#### [Records with drawing code]
---

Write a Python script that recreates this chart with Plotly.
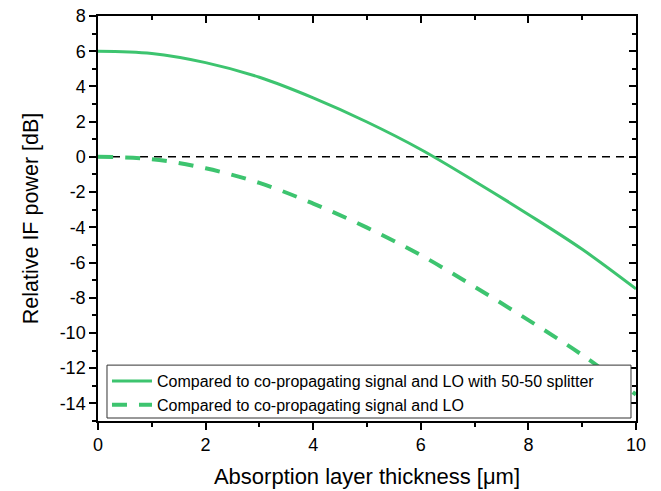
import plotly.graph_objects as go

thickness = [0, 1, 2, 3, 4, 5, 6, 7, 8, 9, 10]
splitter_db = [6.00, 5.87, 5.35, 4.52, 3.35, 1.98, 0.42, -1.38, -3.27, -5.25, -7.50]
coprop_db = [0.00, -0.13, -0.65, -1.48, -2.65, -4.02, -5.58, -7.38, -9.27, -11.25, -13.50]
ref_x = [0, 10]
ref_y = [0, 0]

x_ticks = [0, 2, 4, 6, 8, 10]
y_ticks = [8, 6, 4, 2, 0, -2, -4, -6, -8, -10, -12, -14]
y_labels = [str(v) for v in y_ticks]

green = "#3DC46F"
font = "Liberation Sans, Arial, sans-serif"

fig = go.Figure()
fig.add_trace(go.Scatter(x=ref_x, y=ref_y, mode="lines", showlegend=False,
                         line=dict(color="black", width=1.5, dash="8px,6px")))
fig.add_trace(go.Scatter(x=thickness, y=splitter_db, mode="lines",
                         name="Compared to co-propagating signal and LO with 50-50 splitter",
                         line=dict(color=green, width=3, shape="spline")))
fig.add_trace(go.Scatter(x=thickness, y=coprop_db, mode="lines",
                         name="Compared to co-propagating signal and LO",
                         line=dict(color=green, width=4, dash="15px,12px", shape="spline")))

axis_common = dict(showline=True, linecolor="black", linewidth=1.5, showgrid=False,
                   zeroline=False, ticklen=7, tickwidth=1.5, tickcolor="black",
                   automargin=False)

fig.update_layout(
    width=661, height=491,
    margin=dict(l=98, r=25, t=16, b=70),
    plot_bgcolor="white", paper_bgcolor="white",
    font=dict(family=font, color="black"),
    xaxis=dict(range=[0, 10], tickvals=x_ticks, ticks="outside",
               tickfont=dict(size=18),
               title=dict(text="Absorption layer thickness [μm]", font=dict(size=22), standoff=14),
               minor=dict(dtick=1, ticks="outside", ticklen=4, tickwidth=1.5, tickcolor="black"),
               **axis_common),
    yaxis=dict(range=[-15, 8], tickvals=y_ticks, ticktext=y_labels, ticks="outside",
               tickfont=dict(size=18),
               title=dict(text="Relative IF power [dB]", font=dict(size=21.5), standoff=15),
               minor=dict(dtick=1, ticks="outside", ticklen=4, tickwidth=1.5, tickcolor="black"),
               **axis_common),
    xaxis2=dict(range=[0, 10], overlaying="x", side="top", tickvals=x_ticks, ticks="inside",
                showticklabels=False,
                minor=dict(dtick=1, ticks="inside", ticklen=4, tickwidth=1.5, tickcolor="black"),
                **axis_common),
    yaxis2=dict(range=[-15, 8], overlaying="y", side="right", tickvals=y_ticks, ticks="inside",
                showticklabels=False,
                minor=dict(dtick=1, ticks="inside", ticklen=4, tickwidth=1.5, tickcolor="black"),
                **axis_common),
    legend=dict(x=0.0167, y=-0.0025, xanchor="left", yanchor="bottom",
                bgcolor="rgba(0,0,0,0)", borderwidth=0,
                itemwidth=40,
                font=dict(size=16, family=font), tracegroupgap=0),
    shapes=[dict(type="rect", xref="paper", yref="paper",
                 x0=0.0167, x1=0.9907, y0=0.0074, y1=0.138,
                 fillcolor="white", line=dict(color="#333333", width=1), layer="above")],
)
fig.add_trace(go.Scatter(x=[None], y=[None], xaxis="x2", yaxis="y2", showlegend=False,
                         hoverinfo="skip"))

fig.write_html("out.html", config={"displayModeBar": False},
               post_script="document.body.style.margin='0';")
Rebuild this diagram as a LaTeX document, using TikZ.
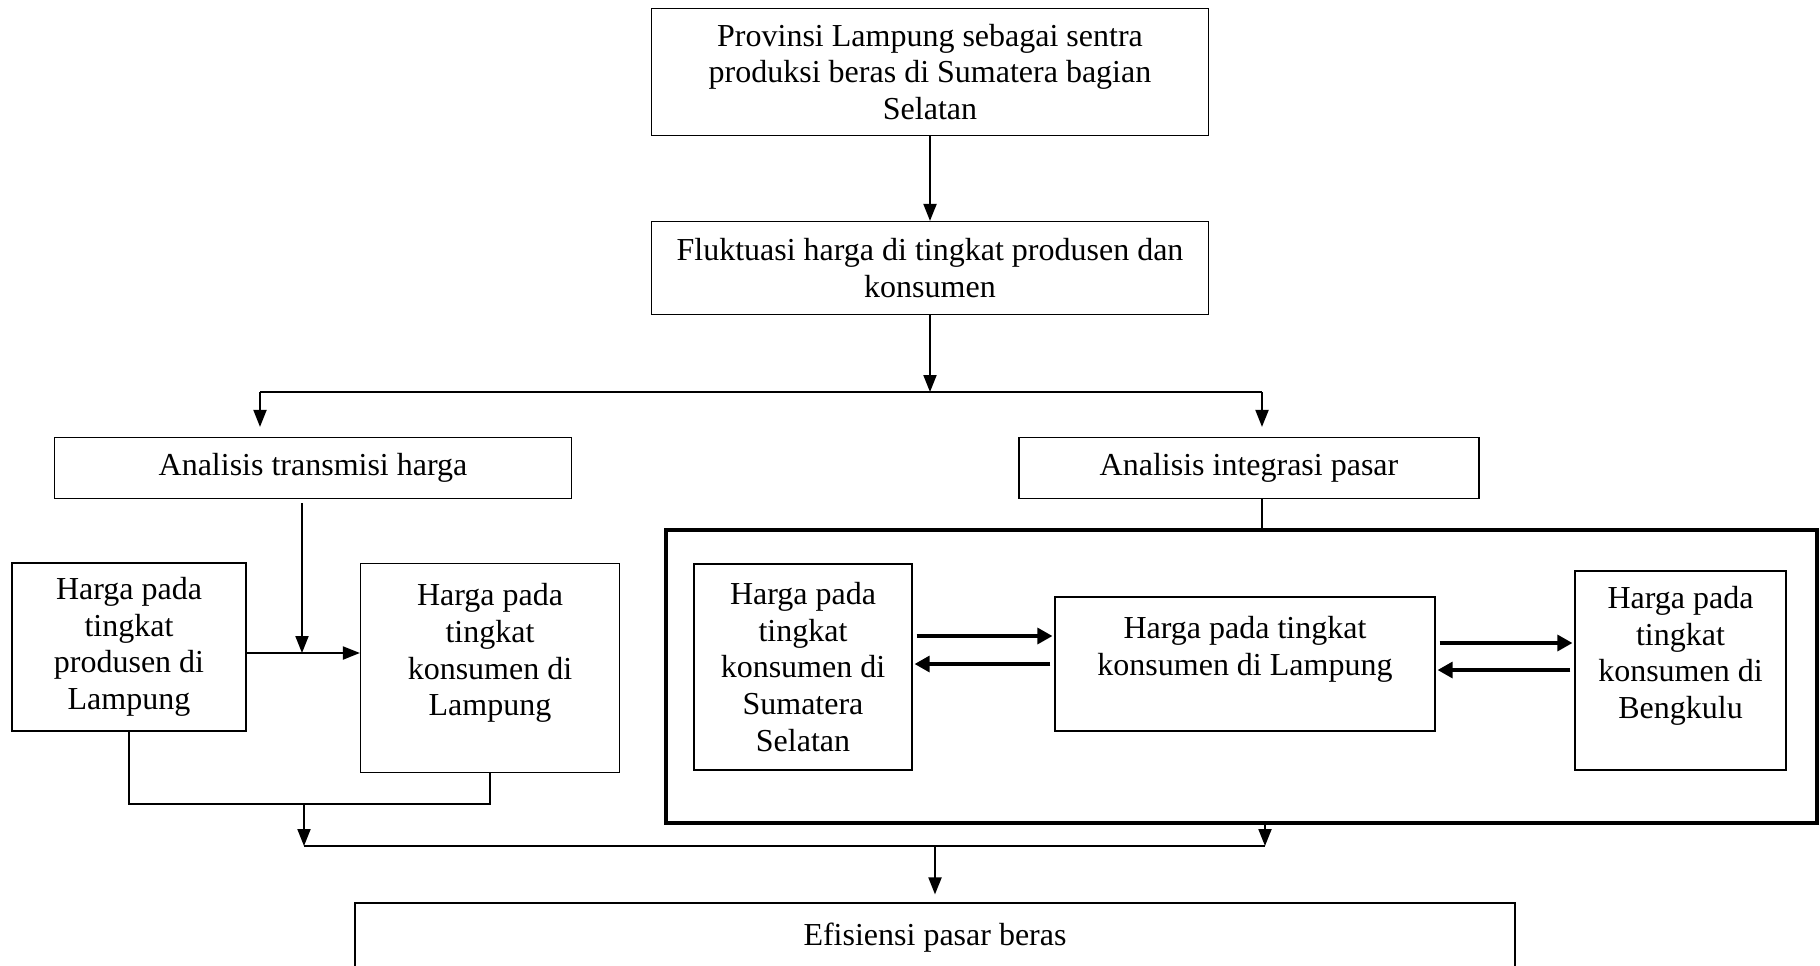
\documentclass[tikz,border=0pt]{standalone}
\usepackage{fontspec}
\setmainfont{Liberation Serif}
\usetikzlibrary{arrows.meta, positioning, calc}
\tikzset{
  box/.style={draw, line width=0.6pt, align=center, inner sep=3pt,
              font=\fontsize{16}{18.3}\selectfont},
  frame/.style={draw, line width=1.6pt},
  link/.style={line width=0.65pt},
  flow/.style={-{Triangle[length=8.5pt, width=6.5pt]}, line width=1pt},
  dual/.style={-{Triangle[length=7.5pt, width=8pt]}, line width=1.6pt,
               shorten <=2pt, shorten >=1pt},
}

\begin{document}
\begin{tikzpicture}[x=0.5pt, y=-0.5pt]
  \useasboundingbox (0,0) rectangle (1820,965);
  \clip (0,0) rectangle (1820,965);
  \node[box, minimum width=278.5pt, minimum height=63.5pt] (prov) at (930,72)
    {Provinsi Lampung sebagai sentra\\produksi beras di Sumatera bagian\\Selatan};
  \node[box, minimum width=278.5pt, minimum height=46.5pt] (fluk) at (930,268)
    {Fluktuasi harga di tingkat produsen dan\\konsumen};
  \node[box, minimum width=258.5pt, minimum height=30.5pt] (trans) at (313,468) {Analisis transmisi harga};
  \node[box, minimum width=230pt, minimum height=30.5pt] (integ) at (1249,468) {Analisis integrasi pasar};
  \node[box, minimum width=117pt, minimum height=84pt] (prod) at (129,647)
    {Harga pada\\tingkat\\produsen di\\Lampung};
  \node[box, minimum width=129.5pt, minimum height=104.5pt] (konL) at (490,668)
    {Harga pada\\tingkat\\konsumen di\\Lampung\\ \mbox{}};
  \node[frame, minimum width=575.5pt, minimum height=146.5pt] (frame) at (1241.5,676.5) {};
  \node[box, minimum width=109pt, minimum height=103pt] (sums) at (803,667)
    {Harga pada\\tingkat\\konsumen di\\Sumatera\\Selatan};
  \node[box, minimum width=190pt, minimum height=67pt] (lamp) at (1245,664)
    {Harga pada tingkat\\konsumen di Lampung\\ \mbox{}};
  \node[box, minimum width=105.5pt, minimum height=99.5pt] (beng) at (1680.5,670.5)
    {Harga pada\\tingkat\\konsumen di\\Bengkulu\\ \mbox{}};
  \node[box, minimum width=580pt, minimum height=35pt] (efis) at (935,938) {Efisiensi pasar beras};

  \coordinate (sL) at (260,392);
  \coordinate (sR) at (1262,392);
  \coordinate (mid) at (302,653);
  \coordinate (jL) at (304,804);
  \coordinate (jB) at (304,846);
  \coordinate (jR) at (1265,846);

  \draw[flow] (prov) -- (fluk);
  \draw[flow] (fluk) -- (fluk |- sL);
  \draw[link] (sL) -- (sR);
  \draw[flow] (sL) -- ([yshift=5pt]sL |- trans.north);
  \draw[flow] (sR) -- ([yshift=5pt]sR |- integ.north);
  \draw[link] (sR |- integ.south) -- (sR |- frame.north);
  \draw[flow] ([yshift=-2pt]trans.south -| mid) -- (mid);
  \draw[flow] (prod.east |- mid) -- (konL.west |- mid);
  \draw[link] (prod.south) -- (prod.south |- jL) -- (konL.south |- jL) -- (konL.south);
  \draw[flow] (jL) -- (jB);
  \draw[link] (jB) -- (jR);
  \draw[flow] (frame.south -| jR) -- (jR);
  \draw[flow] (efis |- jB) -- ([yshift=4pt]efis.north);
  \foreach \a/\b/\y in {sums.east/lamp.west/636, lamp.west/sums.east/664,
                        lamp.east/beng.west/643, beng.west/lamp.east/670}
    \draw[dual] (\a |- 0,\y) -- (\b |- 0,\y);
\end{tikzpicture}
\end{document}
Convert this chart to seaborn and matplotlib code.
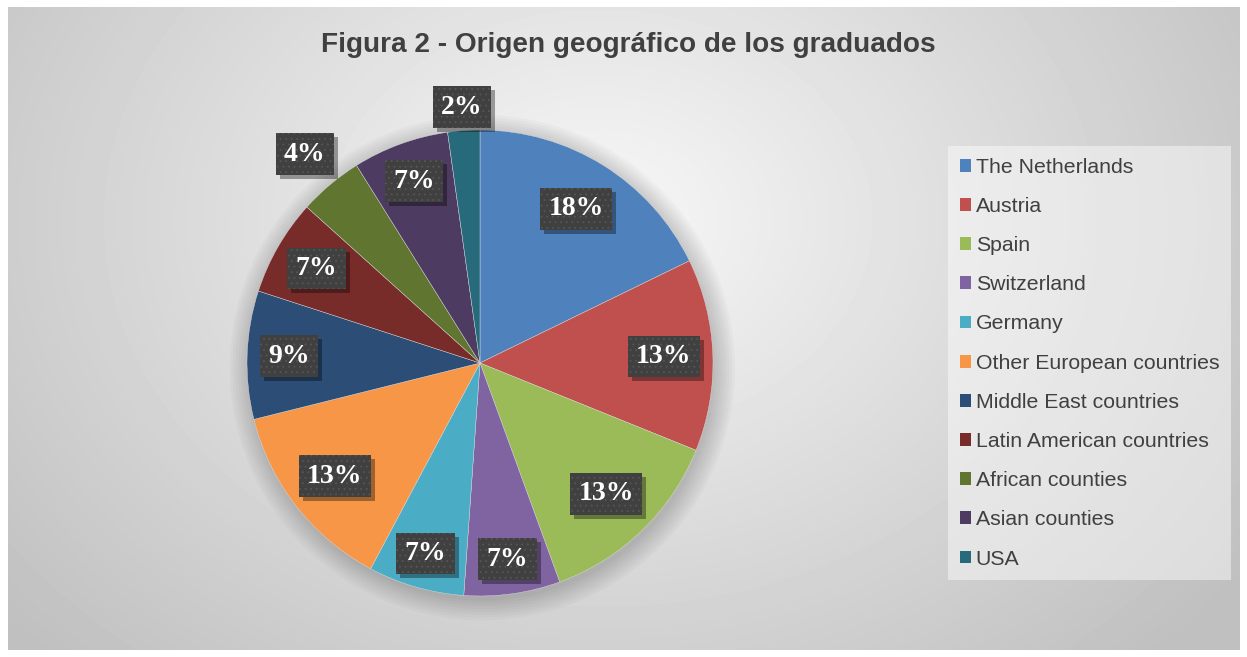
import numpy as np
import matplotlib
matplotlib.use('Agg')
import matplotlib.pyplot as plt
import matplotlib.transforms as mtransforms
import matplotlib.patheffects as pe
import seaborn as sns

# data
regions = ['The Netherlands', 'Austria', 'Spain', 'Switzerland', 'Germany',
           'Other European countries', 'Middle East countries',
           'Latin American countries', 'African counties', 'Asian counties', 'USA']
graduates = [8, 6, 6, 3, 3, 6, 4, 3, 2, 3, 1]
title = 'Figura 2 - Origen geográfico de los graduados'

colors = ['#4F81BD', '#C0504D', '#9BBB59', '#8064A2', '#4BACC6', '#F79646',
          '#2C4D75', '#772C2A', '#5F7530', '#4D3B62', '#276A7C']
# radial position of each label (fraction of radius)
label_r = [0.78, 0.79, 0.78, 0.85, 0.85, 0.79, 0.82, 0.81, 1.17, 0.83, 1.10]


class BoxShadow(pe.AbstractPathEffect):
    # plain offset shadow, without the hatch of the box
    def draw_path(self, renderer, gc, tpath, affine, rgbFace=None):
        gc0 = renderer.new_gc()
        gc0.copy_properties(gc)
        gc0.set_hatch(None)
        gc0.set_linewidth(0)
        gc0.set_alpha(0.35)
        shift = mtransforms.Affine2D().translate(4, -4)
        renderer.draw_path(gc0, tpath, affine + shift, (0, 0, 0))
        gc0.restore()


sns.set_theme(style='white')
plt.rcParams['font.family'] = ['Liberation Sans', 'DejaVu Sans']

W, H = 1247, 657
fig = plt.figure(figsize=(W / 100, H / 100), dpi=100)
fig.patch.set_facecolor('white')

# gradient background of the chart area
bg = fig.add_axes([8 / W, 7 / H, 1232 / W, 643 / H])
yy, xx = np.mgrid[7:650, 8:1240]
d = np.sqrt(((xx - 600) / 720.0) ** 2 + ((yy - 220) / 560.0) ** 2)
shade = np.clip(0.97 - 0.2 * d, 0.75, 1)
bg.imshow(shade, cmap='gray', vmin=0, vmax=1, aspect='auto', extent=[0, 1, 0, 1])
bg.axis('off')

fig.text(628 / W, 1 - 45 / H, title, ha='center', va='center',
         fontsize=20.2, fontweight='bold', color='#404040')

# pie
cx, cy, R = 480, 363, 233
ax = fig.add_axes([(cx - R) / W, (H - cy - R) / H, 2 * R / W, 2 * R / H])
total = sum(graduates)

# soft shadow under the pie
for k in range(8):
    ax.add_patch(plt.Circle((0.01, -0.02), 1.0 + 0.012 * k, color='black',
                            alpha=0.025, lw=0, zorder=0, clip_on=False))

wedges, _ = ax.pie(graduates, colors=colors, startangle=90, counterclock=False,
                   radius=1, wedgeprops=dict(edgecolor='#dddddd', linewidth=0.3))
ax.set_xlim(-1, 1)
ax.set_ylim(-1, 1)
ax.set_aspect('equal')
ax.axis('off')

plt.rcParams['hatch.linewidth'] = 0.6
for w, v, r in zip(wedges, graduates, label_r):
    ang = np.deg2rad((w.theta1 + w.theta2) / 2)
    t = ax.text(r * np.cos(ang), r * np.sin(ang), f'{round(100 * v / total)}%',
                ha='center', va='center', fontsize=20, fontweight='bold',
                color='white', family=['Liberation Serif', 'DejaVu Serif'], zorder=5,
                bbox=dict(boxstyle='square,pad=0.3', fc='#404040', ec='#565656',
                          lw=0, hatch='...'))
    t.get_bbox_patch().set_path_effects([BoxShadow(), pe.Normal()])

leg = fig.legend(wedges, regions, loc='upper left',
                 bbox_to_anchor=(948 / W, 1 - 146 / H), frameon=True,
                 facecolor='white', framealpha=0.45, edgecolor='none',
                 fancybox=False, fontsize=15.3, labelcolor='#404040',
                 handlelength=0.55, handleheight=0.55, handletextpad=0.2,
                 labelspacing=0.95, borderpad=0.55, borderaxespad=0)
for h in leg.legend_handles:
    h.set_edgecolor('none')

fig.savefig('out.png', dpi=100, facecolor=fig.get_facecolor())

---

#### [Exercise requirements]
Filter the data for the string "matplotlib" and copy every line that has it.

#### [Output]
Convert this chart to seaborn and matplotlib code.
import matplotlib
matplotlib.use('Agg')
import matplotlib.pyplot as plt
import matplotlib.transforms as mtransforms
import matplotlib.patheffects as pe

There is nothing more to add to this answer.